Every year she looked at the moon
    through the sieve....

Every year he looked at the moon
       through his words....

Both celebrated the very thing
         From afar....

Tuesday, 21 June 2016

June Tree

A thousand years
            a thousand fears
                     a thousand tears
                           we shed
         for each other,

    Like moth
                  to flame,
                       a deadly game,
        lost children
                   looking
                for their mother,
      and when hearts sing,
            the music brings
          magic
             like no other.

         The winter cold
                no hands to hold,
The summer
     brief
            and sunny,
and in the mornings,
pressed
      close to you,
          cherished moments,
      tender, loving,
             funny,
We danced,
        We laughed,
We flew,
           We grew,
We dared,
            We cared
more than any soul
           could know
                  or reason,
  the light so bright,
              the fit so right
      for a hundred
                  precious
                            seasons.
The moth
          The flame
                   The dance
              The same
Then broken wings
    and treasured things
           in pieces
  all around us,
              the dream
the only one
    I long for,
here or there,
    our souls
        laid bare,
a million years for now,
     My heart
                 Will
                      Ever
                             Hold you! !




Tuesday, 17 May 2016

Distance

I love the light that enter your eyes
When they think of the gold sky
The little gestures you make
The silent smile that slips onto your face....

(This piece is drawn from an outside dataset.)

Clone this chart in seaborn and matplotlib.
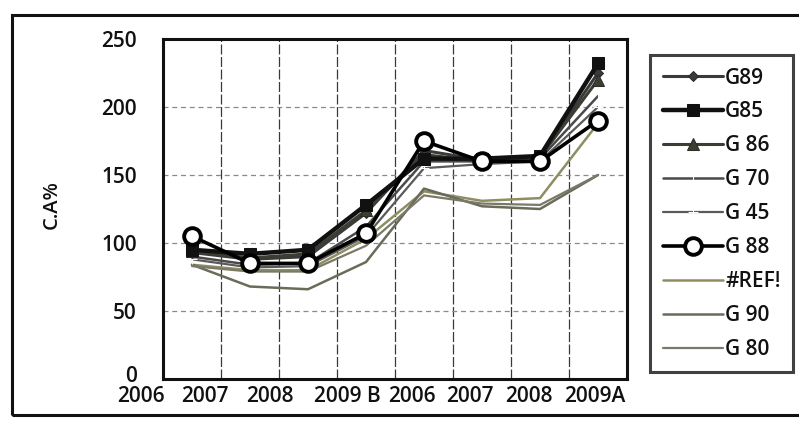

When you realise I'm listening
Even if I'm far away.....!!

Saturday, 5 March 2016

Untitled

I thought  heartache at this age was impossible.
Then I realised that pain was never out of fashion.

Thursday, 18 February 2016

Do I remember?

I remember in no particular order
* a shiny teary cheek
* animated voices of children from the next room
*the dubious acknowledgement of "I will also always love you"
*the call wait from the hospital informing my mother wasn't too well.
*the courage that suddenly crept inside me...yes I could end it.

This last isn't something I actually saw but what you end up remembering isn't always the same as what you have witnessed.

We live in time..it holds us..but I could never understand it very well. I mean ordinary everyday time ..which clocks assure us goes regularly.  Yet it takes only the smallest pleasure or pain to teach us time's malleability.  Some emotions speed it up , others slow it up -until the eventual point when it really does go missing. ..never to return.  I'm not very interested in what really happened and don't feel any nostalgia for them. Because we all suffer damage one way or another.

How do we react to damage..do we admit it or repress it. For me the damage was predictable. .yet I couldn't fathom it. I was too immersed in good times . Now after a year I feel that pain did not last long ..for I have a certain instinct for self preservation.
After all we all get towards the end of life ..no not life itself but of something else..the end of any likelihood of change in that life . We all are allowed a long moment of pause , time enough to ask questions : What else have I done wrong?
There is accumulation.  There is res ponsibility ..beyond that there is unrest.